Claude ROUYER, Tu viens avec moi? L'Harmattan, 2010. 21,50 €
Il est plusieurs façons de rendre compte de ce métier de l'ombre dont les actes ne se voient pas au grand jour : éducateur. Soutiers du paquebot de l'intervention sociale les éducateurs ont cependant un mal de chien à rendre lisible ce qu'ils fabriquent, à sortir les mains du cambouis du quotidien pour se faire entendre. Ce n'est pas faute d'essayer. Malheureusement la plupart du temps les écrits de ces professionnels se noient dans la grisaille des rapports d'activité où fleurit la langue de bois. Mais d'aucuns issus du métier, ont tenté l'aventure et fait œuvre de création, sans trop forcer l'imagination, au ras de la réalité vécue. Ainsi l'ouvrage de mon camarade Jean-François Gomez, Ailleurs. L'institution dans tous ses états paru chez érès dans la collection que j'ai créée « L'éducation spécialisée au quotidien » et que je ne manque pas de conseiller à tout débutant.
Claude ROUYER, lui, est déjà un vieux routard de l'éducation spéciale. Il a usé ses godillots dans la Protection de l'Enfance et exerce aujourd'hui comme formateur et directeur pédagogique dans un centre de formation, après un parcours universitaire où il a obtenu un doctorat en Sciences de l'éducation. Il s'y est lancé à son tour. Son roman Tu viens avec moi? - titre tout fait pour emballer le lecteur! - est ainsi plus vrai que vrai, tant la fiction possède cette vertu de dévoilement. Personnellement, je donnerai toute la littérature scientifique sur l'adolescence pour un poème de Rimbaud; et celle sur l'enfermement pour Jean Genet.
Dans ce roman cousu main, au rythme qui ne se relâche jamais, tout y est : l'éducateur désabusé par la hiérarchie et le « système » mais qui n'a pas perdu son enthousiasme pour s'engager avec les minots (« Son désenchantement était total. Lui qui rêvait de changer le monde, il prenait conscience de son impuissance. Son idéal s'était transformé en cauchemar »); l'assistante sociale sympa et branchée; la psychologue « un chouïa guindée », lacanisée; le directeur « qui se croit être, mais qui n'est pas »; des jeunes qui en font voir de toutes les couleurs; une mère de famille qui tient les travailleurs sociaux par la barbichette et les partenaires comme on dit: les flics, la justice, les profs et l'épicier du coin.

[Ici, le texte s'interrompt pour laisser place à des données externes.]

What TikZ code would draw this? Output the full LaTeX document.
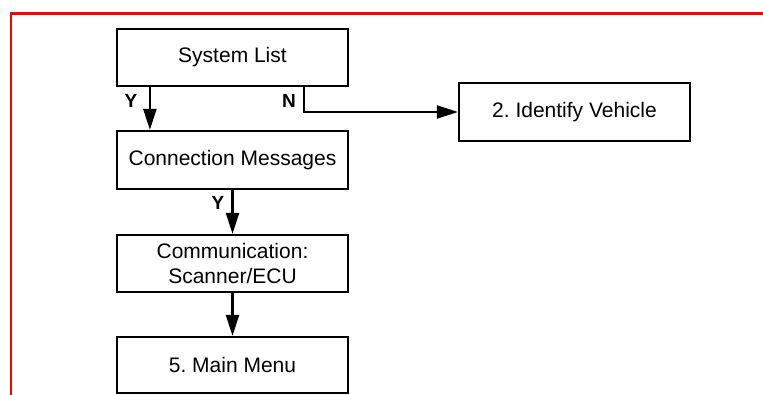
\documentclass[tikz,border=0pt]{standalone}
\usepackage{fontspec}
\setmainfont{Liberation Sans}
\usetikzlibrary{arrows.meta}
\frenchspacing
\begin{document}
\begin{tikzpicture}[x=1pt,y=-1pt,
  box/.style={draw=black, line width=2.2pt, minimum width=231pt, minimum height=57pt, inner sep=0pt, align=center, font=\fontsize{21}{25}\selectfont},
  arr/.style={line width=2.2pt, -{Triangle[length=21pt,width=13pt]}},
  lbl/.style={font=\fontsize{19}{22}\selectfont\bfseries, inner sep=0pt}]
\useasboundingbox (0,0) rectangle (763,395);
\draw[red, line width=2.7pt] (11,396) -- (11,13.3) -- (764,13.3);
\node[box] (sys) at (232.5,57.5) {System List};
\node[box, minimum height=58pt] (conn) at (232.5,160) {Connection Messages};
\node[box] (comm) at (232.5,263.5) {Communication:\\Scanner/ECU};
\node[box, minimum height=56pt] (main) at (232.5,365) {5. Main Menu};
\node[box, minimum height=58pt] (veh) at (574.5,112) {2. Identify Vehicle};
\draw[arr] ([xshift=34pt]sys.south west) -- ([xshift=34pt]conn.north west);
\draw[arr] ([xshift=188pt]sys.south west) |- (veh.west);
\draw[arr] (conn.south) -- (comm.north);
\draw[arr] (comm.south) -- (main.north);
\node[lbl] (y1) at (131,101) {Y};
\node[lbl] (n1) at (289,101) {N};
\node[lbl] (y2) at (218,203) {Y};
\end{tikzpicture}
\end{document}
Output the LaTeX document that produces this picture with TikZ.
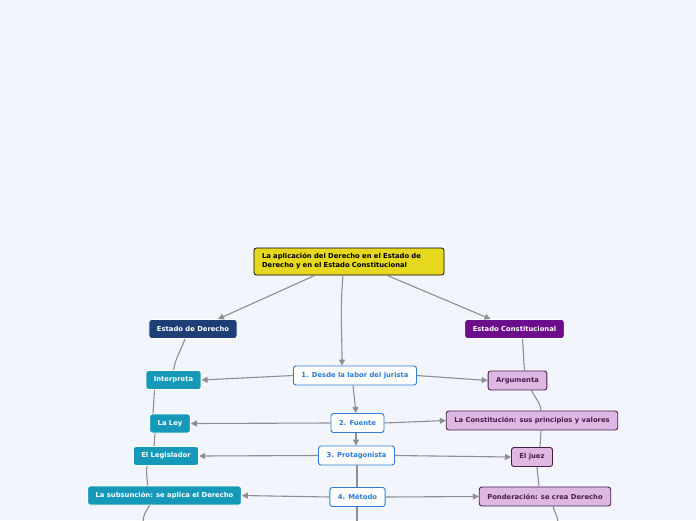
\documentclass[tikz,border=0pt]{standalone}
\usepackage{fontspec}
\setmainfont{DejaVu Sans}
\usetikzlibrary{arrows.meta,positioning}
\definecolor{bgc}{HTML}{F3F5FD}
\definecolor{lnc}{HTML}{8E8E93}
\definecolor{rootc}{HTML}{E6D81E}
\definecolor{edc}{HTML}{1E3F75}
\definecolor{ecc}{HTML}{6C0D8B}
\definecolor{tealc}{HTML}{1699B8}
\definecolor{lilac}{HTML}{DCB8E2}
\definecolor{plum}{HTML}{4A1C4C}
\definecolor{bluec}{HTML}{2A7BDA}
\tikzset{
  topic/.style={rectangle,draw,rounded corners=2.5pt,minimum height=19pt,inner xsep=8pt,inner ysep=2pt,line width=0.9pt,font=\fontsize{6.8}{9}\selectfont\bfseries},
  central/.style={topic,fill=rootc,draw=black,line width=0.7pt,text width=174pt,align=left,minimum height=27pt},
  rulenode/.style={topic,fill=edc,draw=white,text=white},
  constnode/.style={topic,fill=ecc,draw=white,text=white},
  stepnode/.style={topic,fill=white,draw=bluec,text=bluec},
  leftnode/.style={topic,fill=tealc,draw=white,text=white},
  rightnode/.style={topic,fill=lilac,draw=plum,text=plum},
  link/.style={draw=lnc,line width=1.1pt},
  arr/.style={link,-{Triangle[length=6pt,width=6pt]}},
}
\begin{document}
\begin{tikzpicture}[x=1pt,y=-1pt]
  \useasboundingbox[fill=bgc] (0,0) rectangle (696,520);
  % main topic and the two models
  \node[central] (root) at (349,261.5) {La aplicación del Derecho en el Estado de\\Derecho y en el Estado Constitucional};
  \node[rulenode] (ederecho) at (193,329) {Estado de Derecho};
  \node[constnode] (econst) at (514.5,329) {Estado Constitucional};
  % central steps
  \node[stepnode] (desde) at (355,375.5) {1. Desde la labor del jurista};
  \node[stepnode] (fuente) at (357.5,423) {2. Fuente};
  \node[stepnode] (protag) at (356.5,455.5) {3. Protagonista};
  \node[stepnode] (metodo) at (357.5,497) {4. Método};
  % left side
  \node[leftnode] (interpreta) at (173.5,380) {Interpreta};
  \node[leftnode] (laley) at (170,423.5) {La Ley};
  \node[leftnode] (legislador) at (166,456) {El Legislador};
  \node[leftnode] (subsuncion) at (164.5,495.5) {La subsunción: se aplica el Derecho};
  % right side
  \node[rightnode] (argumenta) at (517.5,380.5) {Argumenta};
  \node[rightnode] (constit) at (532,420.5) {La Constitución: sus principios y valores};
  \node[rightnode] (juez) at (532,457) {El juez};
  \node[rightnode] (ponderacion) at (545,496.5) {Ponderación: se crea Derecho};
  \coordinate (leftend) at (143,522);
  \coordinate (rightend) at (558,522);
  \coordinate (midend) at (357,522);

  % from the main topic
  \draw[arr] ([xshift=-34pt]root.south) -- ([xshift=25pt]ederecho.north);
  \draw[arr] ([xshift=38pt]root.south) -- ([xshift=-24pt]econst.north);
  \draw[arr] ([xshift=-6pt]root.south) to[out=-95,in=90] ([xshift=-13pt]desde.north);

  % down the steps
  \draw[arr] ([xshift=-2pt]desde.south) -- ([xshift=-1.5pt]fuente.north);
  \draw[arr] ([xshift=-1.5pt]fuente.south) -- ([xshift=-0.5pt]protag.north);
  \draw[link] ([xshift=0.5pt]protag.south) -- ([xshift=-0.5pt]metodo.north);
  \draw[link] ([xshift=-0.5pt]metodo.south) -- (midend);

  % steps to both sides
  \draw[arr] (desde.west) -- (interpreta.east);
  \draw[arr] (desde.east) -- (argumenta.west);
  \draw[arr] (fuente.west) -- (laley.east);
  \draw[arr] (fuente.east) -- (constit.west);
  \draw[arr] (protag.west) -- (legislador.east);
  \draw[arr] (protag.east) -- (juez.west);
  \draw[arr] (metodo.west) -- (subsuncion.east);
  \draw[arr] (metodo.east) -- (ponderacion.west);

  % left chain
  \draw[link] ([xshift=-8pt]ederecho.south) to[out=-110,in=80] (interpreta.north);
  \draw[link] ([xshift=-19pt]interpreta.south) -- ([xshift=-17pt]laley.north);
  \draw[link] ([xshift=-15pt]laley.south) -- ([xshift=-12pt]legislador.north);
  \draw[link] ([xshift=-19pt]legislador.south) to[out=-100,in=90] ([xshift=-17pt]subsuncion.north);
  \draw[link] ([xshift=-15pt]subsuncion.south) to[out=-120,in=90] (leftend);

  % right chain
  \draw[link] ([xshift=8pt]econst.south) to[out=-85,in=95] ([xshift=7pt]argumenta.south |- argumenta.north);
  \draw[link] ([xshift=14pt]argumenta.south) to[out=-65,in=95] ([xshift=9pt]constit.north);
  \draw[link] ([xshift=9pt]constit.south) -- ([xshift=8pt]juez.north);
  \draw[link] ([xshift=5pt]juez.south) -- ([xshift=-6pt]ponderacion.north);
  \draw[link] ([xshift=8pt]ponderacion.south) to[out=-75,in=95] (rightend);
\end{tikzpicture}
\end{document}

Le style de ROUYER alerte et alerté se coule assez bien dans la grande tradition du polar. De Michel Audiard dont il cite à bon escient en exergue la phrase célèbre des Tontons flingueurs : « quand la protection de l'enfance coïncide avec la crise du personnel, faut plus comprendre, faut prier »; en passant par Thierry Jonquet, dont il n'est pas sans rappeler par moment la noirceur de Ils sont votre épouvante et vous êtes leur crainte (Points romans noirs, 2007)
Ce livre met en lumière cette particularité du travail éducatif: ce sont des histoires de vie des dits « éducs » qui croisent, côtoient, accompagnent d'autres histoires de vie, celles des dits « usagers » (et parfois très usagés). Et ces rencontres, d'amour et et de haines, d'espoirs et de ralbol, de surprise et de répétitions, de débrouillardise et d'injustice, de bricolages et de carcans administratifs, sur un fond de scène sociale de plus en plus féroce pour les plus démunis de nos concitoyens, chaînent un tissu vivant dont le roman donne à lire la trame la plus intime. Remercions Claude ROUYER d'avoir exhaussé le quotidien éducatif et ses petits riens qui ne se voient pas, au niveau de l'art. Du grand art.
Voilà un livre qui, une fois que vous y êtes entré, ne vous lâche plus. A mettre au programme de toutes le formations d'éducateurs. On en prendrait autrement de la graine qu'en célébrant les « DC des professions sociales ».